**Dataset records:**

○ ○ ○ ○

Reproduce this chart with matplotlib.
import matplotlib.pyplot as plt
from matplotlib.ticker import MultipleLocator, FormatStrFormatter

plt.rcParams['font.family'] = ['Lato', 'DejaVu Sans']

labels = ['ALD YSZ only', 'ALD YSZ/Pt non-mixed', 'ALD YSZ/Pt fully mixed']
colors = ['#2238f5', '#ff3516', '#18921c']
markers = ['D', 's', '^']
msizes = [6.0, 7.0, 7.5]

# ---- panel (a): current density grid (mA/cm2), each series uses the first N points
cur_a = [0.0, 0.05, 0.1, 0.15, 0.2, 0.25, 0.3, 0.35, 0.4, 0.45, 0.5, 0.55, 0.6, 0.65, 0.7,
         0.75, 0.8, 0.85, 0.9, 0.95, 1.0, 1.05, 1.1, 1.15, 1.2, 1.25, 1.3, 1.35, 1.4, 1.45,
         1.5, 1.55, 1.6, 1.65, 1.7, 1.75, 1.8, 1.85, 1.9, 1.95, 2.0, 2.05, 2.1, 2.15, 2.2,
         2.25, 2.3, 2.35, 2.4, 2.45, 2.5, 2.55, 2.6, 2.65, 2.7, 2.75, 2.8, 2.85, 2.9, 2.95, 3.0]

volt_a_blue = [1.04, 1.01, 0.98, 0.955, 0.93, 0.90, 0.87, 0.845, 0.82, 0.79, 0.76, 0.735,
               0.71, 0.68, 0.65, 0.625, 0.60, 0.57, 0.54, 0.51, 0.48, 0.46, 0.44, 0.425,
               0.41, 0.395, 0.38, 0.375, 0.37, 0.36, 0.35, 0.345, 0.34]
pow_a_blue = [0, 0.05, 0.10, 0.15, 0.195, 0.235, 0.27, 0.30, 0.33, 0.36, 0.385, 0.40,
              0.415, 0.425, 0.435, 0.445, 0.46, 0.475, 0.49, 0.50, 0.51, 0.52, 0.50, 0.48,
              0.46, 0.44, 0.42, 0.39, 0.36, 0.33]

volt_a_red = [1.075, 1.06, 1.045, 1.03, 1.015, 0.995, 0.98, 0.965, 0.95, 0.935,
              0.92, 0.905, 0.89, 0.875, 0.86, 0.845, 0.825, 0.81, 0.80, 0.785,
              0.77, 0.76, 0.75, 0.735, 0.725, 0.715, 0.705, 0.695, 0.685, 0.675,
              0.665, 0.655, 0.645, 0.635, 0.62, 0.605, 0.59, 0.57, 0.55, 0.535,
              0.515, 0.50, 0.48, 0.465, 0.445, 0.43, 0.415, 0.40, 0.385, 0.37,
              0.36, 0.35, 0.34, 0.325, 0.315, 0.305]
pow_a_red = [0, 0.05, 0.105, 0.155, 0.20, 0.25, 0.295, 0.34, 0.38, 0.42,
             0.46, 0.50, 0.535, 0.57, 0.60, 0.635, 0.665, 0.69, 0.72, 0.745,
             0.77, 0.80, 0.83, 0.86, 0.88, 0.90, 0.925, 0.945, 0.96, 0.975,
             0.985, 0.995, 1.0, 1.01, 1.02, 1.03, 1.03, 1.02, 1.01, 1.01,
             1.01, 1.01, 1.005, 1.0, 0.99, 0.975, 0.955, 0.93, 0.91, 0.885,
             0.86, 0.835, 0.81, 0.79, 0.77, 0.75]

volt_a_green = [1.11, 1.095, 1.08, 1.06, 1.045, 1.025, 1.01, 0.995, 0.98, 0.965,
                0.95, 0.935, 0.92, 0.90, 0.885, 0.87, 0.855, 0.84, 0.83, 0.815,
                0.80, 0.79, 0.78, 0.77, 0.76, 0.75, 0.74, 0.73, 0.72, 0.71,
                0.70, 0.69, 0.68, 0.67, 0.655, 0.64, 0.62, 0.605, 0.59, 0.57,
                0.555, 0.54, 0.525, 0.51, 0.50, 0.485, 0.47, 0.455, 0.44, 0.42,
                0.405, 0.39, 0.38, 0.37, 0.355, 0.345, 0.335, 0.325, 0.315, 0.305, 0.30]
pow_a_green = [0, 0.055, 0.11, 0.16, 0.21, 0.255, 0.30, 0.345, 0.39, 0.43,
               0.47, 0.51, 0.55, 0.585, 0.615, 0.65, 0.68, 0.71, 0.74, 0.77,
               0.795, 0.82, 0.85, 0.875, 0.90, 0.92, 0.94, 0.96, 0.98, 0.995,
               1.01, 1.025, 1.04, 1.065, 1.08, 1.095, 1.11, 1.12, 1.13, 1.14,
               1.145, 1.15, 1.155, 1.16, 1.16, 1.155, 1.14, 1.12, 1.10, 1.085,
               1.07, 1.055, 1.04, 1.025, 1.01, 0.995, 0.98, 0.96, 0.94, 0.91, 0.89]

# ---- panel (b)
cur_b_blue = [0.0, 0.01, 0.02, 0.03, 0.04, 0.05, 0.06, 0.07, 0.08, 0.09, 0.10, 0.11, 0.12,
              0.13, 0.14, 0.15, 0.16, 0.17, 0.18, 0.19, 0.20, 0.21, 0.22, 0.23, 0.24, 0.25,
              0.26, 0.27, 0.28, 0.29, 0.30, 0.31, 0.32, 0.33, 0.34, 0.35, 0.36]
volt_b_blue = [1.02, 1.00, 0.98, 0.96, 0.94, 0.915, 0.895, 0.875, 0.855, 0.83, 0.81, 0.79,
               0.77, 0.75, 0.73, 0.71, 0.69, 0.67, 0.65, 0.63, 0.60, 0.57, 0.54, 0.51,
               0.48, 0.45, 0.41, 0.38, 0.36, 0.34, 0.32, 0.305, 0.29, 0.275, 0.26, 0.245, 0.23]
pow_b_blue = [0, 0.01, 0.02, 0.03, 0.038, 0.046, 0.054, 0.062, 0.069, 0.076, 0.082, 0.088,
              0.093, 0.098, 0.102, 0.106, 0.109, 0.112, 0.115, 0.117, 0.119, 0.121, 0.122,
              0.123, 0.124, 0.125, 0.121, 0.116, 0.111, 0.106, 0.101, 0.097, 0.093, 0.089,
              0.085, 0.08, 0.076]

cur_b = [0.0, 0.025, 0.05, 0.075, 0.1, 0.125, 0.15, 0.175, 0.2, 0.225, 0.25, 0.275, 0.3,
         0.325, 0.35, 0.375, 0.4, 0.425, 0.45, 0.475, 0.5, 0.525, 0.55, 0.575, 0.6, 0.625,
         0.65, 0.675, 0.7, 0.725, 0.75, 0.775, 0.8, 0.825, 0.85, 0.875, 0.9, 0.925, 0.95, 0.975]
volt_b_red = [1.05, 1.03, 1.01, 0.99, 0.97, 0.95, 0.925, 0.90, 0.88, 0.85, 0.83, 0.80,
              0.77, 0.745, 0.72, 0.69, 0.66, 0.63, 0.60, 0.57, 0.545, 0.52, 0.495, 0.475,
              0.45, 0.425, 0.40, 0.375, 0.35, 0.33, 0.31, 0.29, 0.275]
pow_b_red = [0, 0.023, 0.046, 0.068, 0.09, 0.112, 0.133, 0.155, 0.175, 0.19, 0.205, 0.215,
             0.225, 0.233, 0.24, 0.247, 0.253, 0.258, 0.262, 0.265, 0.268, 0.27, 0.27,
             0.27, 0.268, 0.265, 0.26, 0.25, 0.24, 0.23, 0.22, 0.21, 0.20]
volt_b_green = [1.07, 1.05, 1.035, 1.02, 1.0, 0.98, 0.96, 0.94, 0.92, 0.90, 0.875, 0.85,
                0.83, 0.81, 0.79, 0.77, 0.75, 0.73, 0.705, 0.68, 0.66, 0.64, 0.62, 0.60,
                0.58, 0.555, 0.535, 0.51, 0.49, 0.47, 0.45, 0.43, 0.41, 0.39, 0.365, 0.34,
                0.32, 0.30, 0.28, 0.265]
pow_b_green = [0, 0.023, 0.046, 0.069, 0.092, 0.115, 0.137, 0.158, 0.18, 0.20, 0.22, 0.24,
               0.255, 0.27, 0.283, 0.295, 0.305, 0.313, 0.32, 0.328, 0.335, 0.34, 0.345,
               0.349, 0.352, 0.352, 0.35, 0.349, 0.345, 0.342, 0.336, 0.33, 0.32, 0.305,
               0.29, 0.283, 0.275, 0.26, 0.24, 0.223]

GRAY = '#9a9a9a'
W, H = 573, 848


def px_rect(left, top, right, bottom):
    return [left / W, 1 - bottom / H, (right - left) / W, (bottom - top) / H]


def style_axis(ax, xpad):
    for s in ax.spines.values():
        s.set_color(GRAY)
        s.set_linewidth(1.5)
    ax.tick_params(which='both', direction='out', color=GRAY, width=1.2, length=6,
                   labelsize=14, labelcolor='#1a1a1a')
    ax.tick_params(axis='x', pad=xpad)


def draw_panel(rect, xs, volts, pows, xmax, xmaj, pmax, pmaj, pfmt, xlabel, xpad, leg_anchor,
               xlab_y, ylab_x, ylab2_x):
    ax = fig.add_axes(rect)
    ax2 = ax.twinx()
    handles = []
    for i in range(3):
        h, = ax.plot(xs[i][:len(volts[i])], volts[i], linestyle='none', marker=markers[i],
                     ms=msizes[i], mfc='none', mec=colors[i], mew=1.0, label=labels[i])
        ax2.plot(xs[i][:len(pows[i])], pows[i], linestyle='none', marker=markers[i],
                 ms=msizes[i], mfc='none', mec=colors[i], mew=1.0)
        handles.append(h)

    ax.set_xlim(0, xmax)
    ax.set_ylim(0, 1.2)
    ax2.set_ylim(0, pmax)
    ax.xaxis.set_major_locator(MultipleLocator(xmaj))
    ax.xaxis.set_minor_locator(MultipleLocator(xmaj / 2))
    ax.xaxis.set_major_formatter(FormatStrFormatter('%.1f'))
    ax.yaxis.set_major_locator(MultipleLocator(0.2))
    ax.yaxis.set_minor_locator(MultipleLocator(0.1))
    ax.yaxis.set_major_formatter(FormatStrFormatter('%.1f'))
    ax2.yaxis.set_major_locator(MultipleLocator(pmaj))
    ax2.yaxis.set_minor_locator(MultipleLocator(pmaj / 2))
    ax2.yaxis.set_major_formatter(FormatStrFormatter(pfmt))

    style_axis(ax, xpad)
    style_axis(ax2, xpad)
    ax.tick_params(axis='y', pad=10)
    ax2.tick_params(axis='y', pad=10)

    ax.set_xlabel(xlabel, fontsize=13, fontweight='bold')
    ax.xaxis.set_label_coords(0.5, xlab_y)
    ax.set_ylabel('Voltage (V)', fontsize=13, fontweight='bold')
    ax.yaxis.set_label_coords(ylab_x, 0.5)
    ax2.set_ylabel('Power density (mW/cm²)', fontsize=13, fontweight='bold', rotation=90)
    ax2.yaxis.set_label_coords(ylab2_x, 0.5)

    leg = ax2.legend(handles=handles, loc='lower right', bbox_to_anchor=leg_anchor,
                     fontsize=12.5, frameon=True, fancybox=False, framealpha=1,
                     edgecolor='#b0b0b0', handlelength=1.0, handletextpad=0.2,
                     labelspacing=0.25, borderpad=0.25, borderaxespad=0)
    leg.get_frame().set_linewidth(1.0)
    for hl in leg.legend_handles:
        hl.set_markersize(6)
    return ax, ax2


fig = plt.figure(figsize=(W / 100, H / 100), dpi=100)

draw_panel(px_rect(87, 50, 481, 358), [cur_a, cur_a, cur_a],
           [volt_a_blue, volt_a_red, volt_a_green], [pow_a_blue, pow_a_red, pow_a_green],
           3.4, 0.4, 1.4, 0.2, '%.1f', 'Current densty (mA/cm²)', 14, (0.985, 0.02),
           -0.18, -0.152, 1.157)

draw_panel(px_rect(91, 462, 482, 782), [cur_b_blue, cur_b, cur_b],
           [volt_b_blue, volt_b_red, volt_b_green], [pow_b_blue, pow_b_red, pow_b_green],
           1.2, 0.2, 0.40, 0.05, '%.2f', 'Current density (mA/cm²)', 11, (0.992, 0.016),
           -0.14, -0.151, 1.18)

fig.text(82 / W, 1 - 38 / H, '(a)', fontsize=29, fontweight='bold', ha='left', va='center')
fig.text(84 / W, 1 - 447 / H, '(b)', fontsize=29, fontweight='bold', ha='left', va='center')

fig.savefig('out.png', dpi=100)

○ ○ ○ ○

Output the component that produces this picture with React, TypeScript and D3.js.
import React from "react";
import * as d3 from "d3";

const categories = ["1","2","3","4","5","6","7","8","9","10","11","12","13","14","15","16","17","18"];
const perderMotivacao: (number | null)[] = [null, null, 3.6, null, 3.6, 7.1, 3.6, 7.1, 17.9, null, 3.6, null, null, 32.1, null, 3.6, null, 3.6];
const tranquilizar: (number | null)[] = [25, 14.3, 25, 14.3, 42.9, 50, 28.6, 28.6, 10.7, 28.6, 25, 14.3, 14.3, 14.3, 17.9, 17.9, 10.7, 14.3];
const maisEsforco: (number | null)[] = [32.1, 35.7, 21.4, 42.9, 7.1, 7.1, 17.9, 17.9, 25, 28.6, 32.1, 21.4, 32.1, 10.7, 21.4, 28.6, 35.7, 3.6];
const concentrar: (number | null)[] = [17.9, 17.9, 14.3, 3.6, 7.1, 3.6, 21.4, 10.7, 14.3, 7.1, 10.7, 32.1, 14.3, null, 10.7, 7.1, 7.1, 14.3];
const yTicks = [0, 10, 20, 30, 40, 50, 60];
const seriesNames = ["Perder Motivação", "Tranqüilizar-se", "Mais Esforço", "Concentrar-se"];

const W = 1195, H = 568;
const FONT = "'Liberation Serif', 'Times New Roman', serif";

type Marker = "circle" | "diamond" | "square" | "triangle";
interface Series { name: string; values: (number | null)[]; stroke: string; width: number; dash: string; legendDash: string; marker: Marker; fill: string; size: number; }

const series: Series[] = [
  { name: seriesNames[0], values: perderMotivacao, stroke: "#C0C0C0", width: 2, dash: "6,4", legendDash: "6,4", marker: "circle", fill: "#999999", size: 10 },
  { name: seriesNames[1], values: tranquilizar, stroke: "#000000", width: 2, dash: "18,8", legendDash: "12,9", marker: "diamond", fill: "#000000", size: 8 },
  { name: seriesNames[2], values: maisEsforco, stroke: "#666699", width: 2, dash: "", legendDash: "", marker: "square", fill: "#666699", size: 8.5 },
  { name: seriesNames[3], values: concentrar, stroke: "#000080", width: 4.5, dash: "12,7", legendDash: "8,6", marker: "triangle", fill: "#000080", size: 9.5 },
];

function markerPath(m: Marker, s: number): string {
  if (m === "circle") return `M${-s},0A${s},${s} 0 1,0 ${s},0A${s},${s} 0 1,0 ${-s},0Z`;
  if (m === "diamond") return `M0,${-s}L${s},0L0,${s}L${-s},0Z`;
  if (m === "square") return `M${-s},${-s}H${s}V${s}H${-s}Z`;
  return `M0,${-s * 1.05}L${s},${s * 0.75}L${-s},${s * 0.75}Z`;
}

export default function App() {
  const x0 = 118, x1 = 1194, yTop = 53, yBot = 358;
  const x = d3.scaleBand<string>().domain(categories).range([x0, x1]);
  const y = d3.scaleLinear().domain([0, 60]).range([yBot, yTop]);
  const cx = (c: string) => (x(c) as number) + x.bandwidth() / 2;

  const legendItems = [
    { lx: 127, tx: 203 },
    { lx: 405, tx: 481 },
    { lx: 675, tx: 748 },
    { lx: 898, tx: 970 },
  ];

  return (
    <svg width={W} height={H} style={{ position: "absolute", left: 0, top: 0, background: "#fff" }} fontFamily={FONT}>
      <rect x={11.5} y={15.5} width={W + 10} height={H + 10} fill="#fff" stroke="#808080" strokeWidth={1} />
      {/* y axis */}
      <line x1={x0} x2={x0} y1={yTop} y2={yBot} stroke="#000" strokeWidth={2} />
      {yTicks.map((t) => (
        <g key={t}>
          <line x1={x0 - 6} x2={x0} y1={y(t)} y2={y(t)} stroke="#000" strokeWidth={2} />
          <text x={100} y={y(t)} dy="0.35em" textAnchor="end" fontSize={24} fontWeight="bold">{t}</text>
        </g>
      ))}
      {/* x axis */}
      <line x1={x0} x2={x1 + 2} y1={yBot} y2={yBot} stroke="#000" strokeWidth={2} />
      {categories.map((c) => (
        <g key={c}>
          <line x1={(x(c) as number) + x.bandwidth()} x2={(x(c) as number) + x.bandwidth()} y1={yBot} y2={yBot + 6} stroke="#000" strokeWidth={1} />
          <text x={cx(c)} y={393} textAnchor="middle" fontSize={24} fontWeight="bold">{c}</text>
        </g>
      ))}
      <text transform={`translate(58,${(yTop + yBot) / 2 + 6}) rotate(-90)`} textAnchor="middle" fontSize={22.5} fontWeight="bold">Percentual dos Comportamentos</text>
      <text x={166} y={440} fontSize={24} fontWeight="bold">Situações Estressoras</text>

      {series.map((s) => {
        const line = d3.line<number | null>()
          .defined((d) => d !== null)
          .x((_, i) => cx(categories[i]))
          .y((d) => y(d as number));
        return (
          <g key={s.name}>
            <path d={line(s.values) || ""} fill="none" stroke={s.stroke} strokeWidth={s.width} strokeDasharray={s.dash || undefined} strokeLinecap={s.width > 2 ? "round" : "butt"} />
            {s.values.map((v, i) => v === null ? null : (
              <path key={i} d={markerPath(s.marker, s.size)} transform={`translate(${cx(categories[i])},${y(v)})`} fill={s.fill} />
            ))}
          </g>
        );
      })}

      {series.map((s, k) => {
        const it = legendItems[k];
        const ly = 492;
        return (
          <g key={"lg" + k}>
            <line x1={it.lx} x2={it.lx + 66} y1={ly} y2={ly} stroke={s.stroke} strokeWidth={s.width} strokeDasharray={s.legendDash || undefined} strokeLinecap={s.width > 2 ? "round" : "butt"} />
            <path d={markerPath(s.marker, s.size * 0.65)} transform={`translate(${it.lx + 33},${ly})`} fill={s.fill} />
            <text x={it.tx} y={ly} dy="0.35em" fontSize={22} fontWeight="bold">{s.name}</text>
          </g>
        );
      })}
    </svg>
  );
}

○ ○ ○ ○

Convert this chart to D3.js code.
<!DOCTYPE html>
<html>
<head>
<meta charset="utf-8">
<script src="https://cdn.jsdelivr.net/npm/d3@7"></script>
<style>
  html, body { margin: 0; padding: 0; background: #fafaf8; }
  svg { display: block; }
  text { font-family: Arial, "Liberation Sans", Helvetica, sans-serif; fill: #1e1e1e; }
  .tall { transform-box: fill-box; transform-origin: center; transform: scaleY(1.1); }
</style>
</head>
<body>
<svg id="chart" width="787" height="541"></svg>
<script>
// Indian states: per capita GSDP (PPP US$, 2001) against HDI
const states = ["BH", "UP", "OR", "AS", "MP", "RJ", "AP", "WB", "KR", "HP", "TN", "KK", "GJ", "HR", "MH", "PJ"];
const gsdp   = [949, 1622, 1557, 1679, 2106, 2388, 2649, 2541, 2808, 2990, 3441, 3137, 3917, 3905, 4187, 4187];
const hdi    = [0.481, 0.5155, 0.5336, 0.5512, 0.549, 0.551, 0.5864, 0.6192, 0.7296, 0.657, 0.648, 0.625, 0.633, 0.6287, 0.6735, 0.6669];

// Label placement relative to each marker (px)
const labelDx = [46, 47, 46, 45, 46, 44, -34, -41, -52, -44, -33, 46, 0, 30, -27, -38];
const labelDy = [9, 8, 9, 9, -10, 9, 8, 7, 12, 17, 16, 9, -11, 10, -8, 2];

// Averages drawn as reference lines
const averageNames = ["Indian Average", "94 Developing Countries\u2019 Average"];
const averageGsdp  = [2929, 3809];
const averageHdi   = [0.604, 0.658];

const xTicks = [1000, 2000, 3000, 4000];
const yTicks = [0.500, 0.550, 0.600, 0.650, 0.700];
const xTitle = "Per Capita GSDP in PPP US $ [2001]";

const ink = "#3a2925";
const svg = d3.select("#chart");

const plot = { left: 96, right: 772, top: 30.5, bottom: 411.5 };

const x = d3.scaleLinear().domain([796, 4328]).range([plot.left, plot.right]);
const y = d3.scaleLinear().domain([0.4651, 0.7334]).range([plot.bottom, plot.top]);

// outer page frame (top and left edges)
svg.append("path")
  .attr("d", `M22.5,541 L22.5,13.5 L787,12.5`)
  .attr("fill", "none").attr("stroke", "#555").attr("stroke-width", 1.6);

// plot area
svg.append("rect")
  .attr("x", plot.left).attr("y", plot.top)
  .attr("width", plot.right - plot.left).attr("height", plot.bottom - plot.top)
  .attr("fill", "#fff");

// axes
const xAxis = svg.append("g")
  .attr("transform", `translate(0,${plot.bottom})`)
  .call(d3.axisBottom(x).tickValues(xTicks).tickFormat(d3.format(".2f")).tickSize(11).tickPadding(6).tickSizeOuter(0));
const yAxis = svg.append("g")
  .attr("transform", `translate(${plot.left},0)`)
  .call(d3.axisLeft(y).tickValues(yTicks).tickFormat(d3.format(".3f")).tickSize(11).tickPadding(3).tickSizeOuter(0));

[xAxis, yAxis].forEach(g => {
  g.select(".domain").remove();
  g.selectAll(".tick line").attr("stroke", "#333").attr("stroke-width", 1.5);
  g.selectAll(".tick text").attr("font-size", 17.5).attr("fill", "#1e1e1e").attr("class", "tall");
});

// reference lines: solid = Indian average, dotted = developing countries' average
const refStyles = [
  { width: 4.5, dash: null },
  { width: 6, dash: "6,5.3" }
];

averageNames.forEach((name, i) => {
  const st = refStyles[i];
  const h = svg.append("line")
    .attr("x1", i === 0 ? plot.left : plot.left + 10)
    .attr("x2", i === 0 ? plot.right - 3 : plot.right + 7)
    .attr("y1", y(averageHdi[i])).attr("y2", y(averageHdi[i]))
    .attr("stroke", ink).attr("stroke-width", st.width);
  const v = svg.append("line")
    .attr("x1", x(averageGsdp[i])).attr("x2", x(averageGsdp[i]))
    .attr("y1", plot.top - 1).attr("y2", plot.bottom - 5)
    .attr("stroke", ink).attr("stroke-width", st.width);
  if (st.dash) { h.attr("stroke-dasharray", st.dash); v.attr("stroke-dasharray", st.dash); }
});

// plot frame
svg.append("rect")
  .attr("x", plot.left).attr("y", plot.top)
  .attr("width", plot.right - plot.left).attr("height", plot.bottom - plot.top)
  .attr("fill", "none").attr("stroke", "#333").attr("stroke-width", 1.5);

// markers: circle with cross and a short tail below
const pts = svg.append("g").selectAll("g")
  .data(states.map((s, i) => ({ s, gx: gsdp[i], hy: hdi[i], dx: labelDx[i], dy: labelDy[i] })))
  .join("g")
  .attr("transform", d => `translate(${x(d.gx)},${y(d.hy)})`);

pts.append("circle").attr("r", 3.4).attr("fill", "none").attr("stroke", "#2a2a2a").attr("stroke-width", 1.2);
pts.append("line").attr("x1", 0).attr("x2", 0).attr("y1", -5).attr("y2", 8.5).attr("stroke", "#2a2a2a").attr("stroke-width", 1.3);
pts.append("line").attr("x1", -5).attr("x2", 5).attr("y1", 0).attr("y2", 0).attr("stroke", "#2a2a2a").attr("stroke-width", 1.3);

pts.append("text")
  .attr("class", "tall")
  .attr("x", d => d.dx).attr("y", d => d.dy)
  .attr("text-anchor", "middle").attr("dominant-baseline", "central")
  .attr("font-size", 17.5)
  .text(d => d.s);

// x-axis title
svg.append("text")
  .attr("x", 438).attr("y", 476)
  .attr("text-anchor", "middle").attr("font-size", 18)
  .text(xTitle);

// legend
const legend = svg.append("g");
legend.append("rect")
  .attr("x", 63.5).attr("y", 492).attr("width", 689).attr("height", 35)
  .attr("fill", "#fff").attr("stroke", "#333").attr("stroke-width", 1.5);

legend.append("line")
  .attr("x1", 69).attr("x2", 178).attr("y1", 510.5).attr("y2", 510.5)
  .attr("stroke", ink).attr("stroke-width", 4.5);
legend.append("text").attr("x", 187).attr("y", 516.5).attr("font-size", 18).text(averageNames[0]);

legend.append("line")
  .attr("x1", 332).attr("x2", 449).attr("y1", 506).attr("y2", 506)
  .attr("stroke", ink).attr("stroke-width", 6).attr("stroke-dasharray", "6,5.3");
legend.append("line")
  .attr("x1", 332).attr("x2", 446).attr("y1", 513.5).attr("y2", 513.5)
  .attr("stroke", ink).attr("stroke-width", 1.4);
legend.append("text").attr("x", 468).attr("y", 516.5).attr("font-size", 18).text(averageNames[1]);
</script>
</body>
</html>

○ ○ ○ ○

**Set exercise:** Start at the line with "Convert this chart to D3.js code." and stop after the line with "-11, 10, -8, 2];". Repeat exactly the lines in that range.

**Exercise answer:**
Convert this chart to D3.js code.
<!DOCTYPE html>
<html>
<head>
<meta charset="utf-8">
<script src="https://cdn.jsdelivr.net/npm/d3@7"></script>
<style>
  html, body { margin: 0; padding: 0; background: #fafaf8; }
  svg { display: block; }
  text { font-family: Arial, "Liberation Sans", Helvetica, sans-serif; fill: #1e1e1e; }
  .tall { transform-box: fill-box; transform-origin: center; transform: scaleY(1.1); }
</style>
</head>
<body>
<svg id="chart" width="787" height="541"></svg>
<script>
// Indian states: per capita GSDP (PPP US$, 2001) against HDI
const states = ["BH", "UP", "OR", "AS", "MP", "RJ", "AP", "WB", "KR", "HP", "TN", "KK", "GJ", "HR", "MH", "PJ"];
const gsdp   = [949, 1622, 1557, 1679, 2106, 2388, 2649, 2541, 2808, 2990, 3441, 3137, 3917, 3905, 4187, 4187];
const hdi    = [0.481, 0.5155, 0.5336, 0.5512, 0.549, 0.551, 0.5864, 0.6192, 0.7296, 0.657, 0.648, 0.625, 0.633, 0.6287, 0.6735, 0.6669];

// Label placement relative to each marker (px)
const labelDx = [46, 47, 46, 45, 46, 44, -34, -41, -52, -44, -33, 46, 0, 30, -27, -38];
const labelDy = [9, 8, 9, 9, -10, 9, 8, 7, 12, 17, 16, 9, -11, 10, -8, 2];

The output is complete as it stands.